I've tried redirect stdout to a variable, but still, I got "b'dada\\xe5\\xa4\\xa7\\xe5\\xa4\\xa7'".

I can deal with it using regular expression and get what I want, but I'm searching for a more pythonic way to do this. Any suggestions?

Community
  • 1
  • 1
laike9m
  • 18,344
  • 20
  • 107
  • 140
  • 1
    "the solution doesn't seem to work" - be more specific! Do you get errors (if so, provide full traceback)? Odd outputs (provide inputs, expected outputs, actual outputs)? – jonrsharpe Jan 09 '14 at 14:42
  • what output are you looking for? the string representation looks like what you want (of course you are seeing the dual \\ because they need escaped)... – Corley Brigman Jan 09 '14 at 14:42
  • Is there any particular reason you want to strip off the `b` and the single quotes? `str(a)` has pretty close to what you want. You're seeing the `repr` of the string, which has extra escaping. If you `print(str(a))`, you'll see the string's contents rather than an expression that evaluates to the string. – user2357112 Jan 09 '14 at 14:43
  • @user2357112 Yes, indeed. I just want the string literal. – laike9m Jan 09 '14 at 14:47
  • Would simply `repr(a)[2:-1]` work, that is, the string representation but without the `b''`? – RemcoGerlich Jan 09 '14 at 14:50
  • Wild guess: do you maybe want the unicode codepoints which match the bytes value (which would be latin1 decoding, because the first 255 unicode codepoints are equal to latin1)? This means, given a bytes object like ``b'\x01foo\x61'``, you want a string with ``"\x01fooa"``? – Jonas Schäfer Jan 09 '14 at 14:57
  • @RemcoGerlich It's get rid of `b''` as well as convert \\ to \ – laike9m Jan 09 '14 at 15:11

3 Answers3

5

As you were so nice to mention your actual problem in a comment, I’ll update my answer once more to respond to that actually. The original answer can be seen below.
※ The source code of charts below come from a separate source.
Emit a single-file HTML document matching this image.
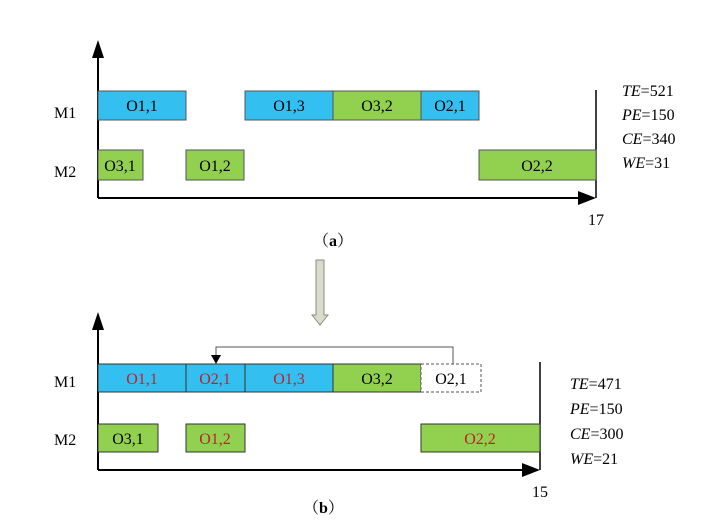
<!DOCTYPE html>
<html><head><meta charset="utf-8"><style>
body{margin:0;background:#fff}
svg text{font-family:"Liberation Serif","Noto Serif CJK SC",serif;font-size:16px}
</style></head><body>
<svg width="720" height="519" viewBox="0 0 720 519" xmlns="http://www.w3.org/2000/svg">
<defs><marker id="ah" markerWidth="10" markerHeight="10" refX="5" refY="5" orient="auto"><path d="M0,0 L10,5 L0,10 z" fill="#000"/></marker></defs>
<!-- top chart -->
<line x1="98" y1="198" x2="98" y2="48" stroke="#000" stroke-width="2"/>
<path d="M92,58 L98,40 L104,58 z" fill="#000"/>
<line x1="98" y1="198" x2="585" y2="198" stroke="#000" stroke-width="2"/>
<path d="M578,191 L596,198 L578,205 z" fill="#000"/>
<line x1="596" y1="90" x2="596" y2="198" stroke="#000" stroke-width="1.5"/>
<g stroke="#555" stroke-width="1">
<rect x="98" y="91" width="88" height="29" fill="#33bff0"/>
<rect x="245" y="91" width="88" height="29" fill="#33bff0"/>
<rect x="333" y="91" width="88" height="29" fill="#92d050"/>
<rect x="421" y="91" width="58" height="29" fill="#33bff0"/>
<rect x="98" y="150" width="45" height="30" fill="#92d050"/>
<rect x="186" y="150" width="58" height="30" fill="#92d050"/>
<rect x="479" y="150" width="117" height="30" fill="#92d050"/>
</g>
<g text-anchor="middle">
<text x="142" y="111">O1,1</text><text x="289" y="111">O1,3</text><text x="377" y="111">O3,2</text><text x="450" y="111">O2,1</text>
<text x="120" y="171">O3,1</text><text x="215" y="171">O1,2</text><text x="537" y="171">O2,2</text>
</g>
<text x="54" y="118">M1</text><text x="54" y="177">M2</text>
<text x="588" y="225">17</text>
<text x="313" y="246">（<tspan font-weight="bold">a</tspan>）</text>
<g><text x="622" y="96"><tspan font-style="italic">TE</tspan>=521</text>
<text x="622" y="120"><tspan font-style="italic">PE</tspan>=150</text>
<text x="622" y="144"><tspan font-style="italic">CE</tspan>=340</text>
<text x="622" y="168"><tspan font-style="italic">WE</tspan>=31</text></g>
<!-- down arrow -->
<path d="M316,260 L324,260 L324,315 L328,315 L320,325 L312,315 L316,315 z" fill="#d8dccb" stroke="#8a8e7a" stroke-width="1"/>
<!-- bottom chart -->
<line x1="98" y1="470" x2="98" y2="318" stroke="#000" stroke-width="2"/>
<path d="M92,330 L98,312 L104,330 z" fill="#000"/>
<line x1="98" y1="470" x2="530" y2="470" stroke="#000" stroke-width="2"/>
<path d="M522,463 L540,470 L522,477 z" fill="#000"/>
<line x1="540" y1="362" x2="540" y2="470" stroke="#000" stroke-width="1.5"/>
<polyline points="453,364 453,347 216,347 216,356" fill="none" stroke="#555" stroke-width="1"/>
<path d="M211,355 L216,364 L221,355 z" fill="#000"/>
<g stroke="#333" stroke-width="1">
<rect x="98" y="364" width="88" height="28" fill="#33bff0"/>
<rect x="186" y="364" width="59" height="28" fill="#33bff0"/>
<rect x="245" y="364" width="88" height="28" fill="#33bff0"/>
<rect x="333" y="364" width="88" height="28" fill="#92d050"/>
<rect x="98" y="424" width="60" height="28" fill="#92d050"/>
<rect x="186" y="424" width="59" height="28" fill="#92d050"/>
<rect x="421" y="424" width="119" height="28" fill="#92d050"/>
</g>
<rect x="421" y="364" width="60" height="28" fill="#fff" stroke="#555" stroke-dasharray="3,2"/>
<g text-anchor="middle">
<text x="142" y="384" fill="#c0202a">O1,1</text><text x="215" y="384" fill="#c0202a">O2,1</text><text x="289" y="384" fill="#c0202a">O1,3</text><text x="377" y="384">O3,2</text><text x="451" y="384">O2,1</text>
<text x="128" y="444">O3,1</text><text x="215" y="444" fill="#c0202a">O1,2</text><text x="480" y="444" fill="#c0202a">O2,2</text>
</g>
<text x="54" y="387">M1</text><text x="54" y="445">M2</text>
<text x="532" y="497">15</text>
<text x="303" y="513">（<tspan font-weight="bold">b</tspan>）</text>
<g><text x="570" y="389"><tspan font-style="italic">TE</tspan>=471</text>
<text x="570" y="414"><tspan font-style="italic">PE</tspan>=150</text>
<text x="570" y="439"><tspan font-style="italic">CE</tspan>=300</text>
<text x="570" y="464"><tspan font-style="italic">WE</tspan>=21</text></g>
</svg>
</body></html>
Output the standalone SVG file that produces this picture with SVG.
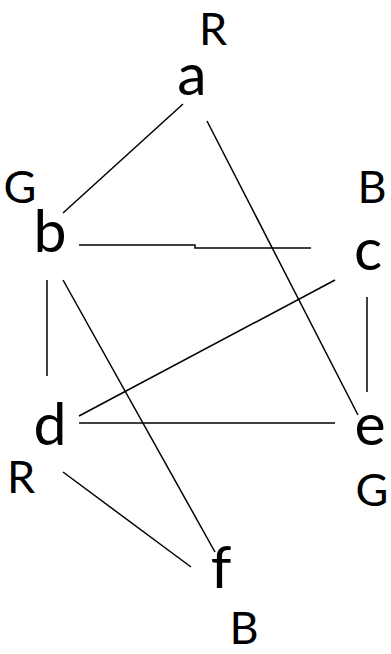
<svg xmlns="http://www.w3.org/2000/svg" width="391" height="654" viewBox="0 0 391 654">
<style>
.n{font-family:Lato,"Open Sans","Liberation Sans",sans-serif;font-size:59px;fill:#000;text-anchor:middle}
.c{font-family:Lato,"Open Sans","Liberation Sans",sans-serif;font-size:45px;fill:#000;text-anchor:middle}
.e{stroke:#000;stroke-width:1.5;fill:none}
</style>
<rect width="391" height="654" fill="#fff"/>
<g id="edges">
<line class="e" x1="183" y1="104" x2="63" y2="213"/>
<line class="e" x1="207" y1="121" x2="358" y2="415"/>
<polyline class="e" points="79,245 195,245 195,248 311,248"/>
<line class="e" x1="47" y1="280" x2="47" y2="376"/>
<line class="e" x1="63" y1="280" x2="215" y2="552"/>
<line class="e" x1="335" y1="280" x2="79" y2="416"/>
<line class="e" x1="367" y1="297" x2="367" y2="392"/>
<line class="e" x1="79" y1="423" x2="335" y2="423"/>
<line class="e" x1="63" y1="472" x2="191" y2="567"/>
</g>
<g id="node-a"><text class="n" x="192" y="95">a</text><text class="c" x="213" y="45">R</text></g>
<g id="node-b"><text class="n" x="50" y="252">b</text><text class="c" x="20" y="203">G</text></g>
<g id="node-c"><text class="n" x="368" y="270">c</text><text class="c" x="372" y="203">B</text></g>
<g id="node-d"><text class="n" x="50" y="445">d</text><text class="c" x="21" y="493">R</text></g>
<g id="node-e"><text class="n" x="370" y="445">e</text><text class="c" x="372" y="506">G</text></g>
<g id="node-f"><text class="n" x="221" y="588">f</text><text class="c" x="244" y="644">B</text></g>
</svg>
It's the string I post to Github Markdown API. This is the only way that unicode character can be accepted. I got the rendered html with the orignal character dada大大

The GitHub Markdown API requires you to send the data as JSON. JSON itself borrows the string escaping from JavaScript, which would be \u5927 for this character. When using the json module however, you don’t need to worry about that at all:

from urllib import urlopen
import json

text = 'dada大大'
data = json.dumps({ mode: 'markdown', 'text': text }).encode()
r = urlopen('https://api.github.com/markdown', data)

print(r.read().decode()) # <p>dada大大</p>

As you can see, the API accepts the encoded text without problems and correctly produces the correct output, without having to worry about the encoding.

Or when using the raw API with the requests library:

h = { 'Content-Type': 'text/plain' }
r = requests.post('https://api.github.com/markdown/raw', text.encode(), headers=h)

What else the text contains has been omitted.